What is the left anti join in PySpark?

The left anti join in PySpark is similar to the join functionality, but it returns only columns from the left DataFrame for non-matched records.

Syntax

DataFrame.join(<right_Dataframe>, on=None, how="leftanti")

OR

DataFrame.join(<right_Dataframe>, on=None, how="left_anti")

Parameters

The Dataframe above represents the left side (or left DataFrame) of the join operation.

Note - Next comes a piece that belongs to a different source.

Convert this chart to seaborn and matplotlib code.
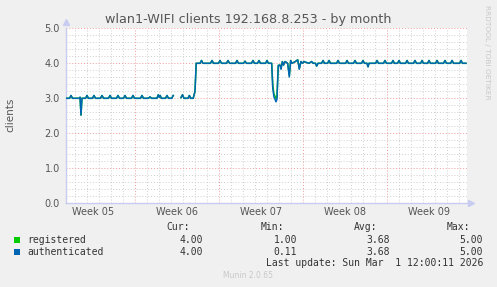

  • <right_Dataframe> - It represents the right side (or right DataFrame) of the join operation.
  • on - The column or a list of column names.
  • how - This indicates the type of the join operation. As

Example

import pyspark
from pyspark.sql import SparkSession
spark = SparkSession.builder.appName('edpresso').getOrCreate()
data = [("Sam", "USA", "cs150", 23),
("Jolie", "UK", "mech421", 19),
("Gaby", "Canada", "botany456", 26),
("Celeste", "Australia", "cs150", 22)]
columns = ["student_name","country","course_id","age"]
df_1 = spark.createDataFrame(data = data, schema = columns)
data = [("Computer Science", "cs150"),
("Mechanical Engineering", "mech421")
]
columns = ["course_name","course_id"]
df_2 = spark.createDataFrame(data = data, schema = columns)
df_left_anti = df_1.join(df_2, on="course_id", how="leftanti")
df_left_anti.show(truncate=False)

Explanation

  • Lines 1–2: Import the pyspark and SparkSession.
  • Line 4: We create a SparkSession with the application name edpresso.
  • Lines 6–9: We define the dummy data for the first DataFrame.
  • Line 10: We define the columns for the first DataFrame.
  • Line 11: We create the first spark DataFrame df_1 with the dummy data in lines 6–9 and the columns in line 11.
  • Lines 13–17: The second DataFrame df_2 is created.
  • Line 19: We apply the left anti join between the df_1 and df_2 datasets.
  • Line 21: We simply display the output.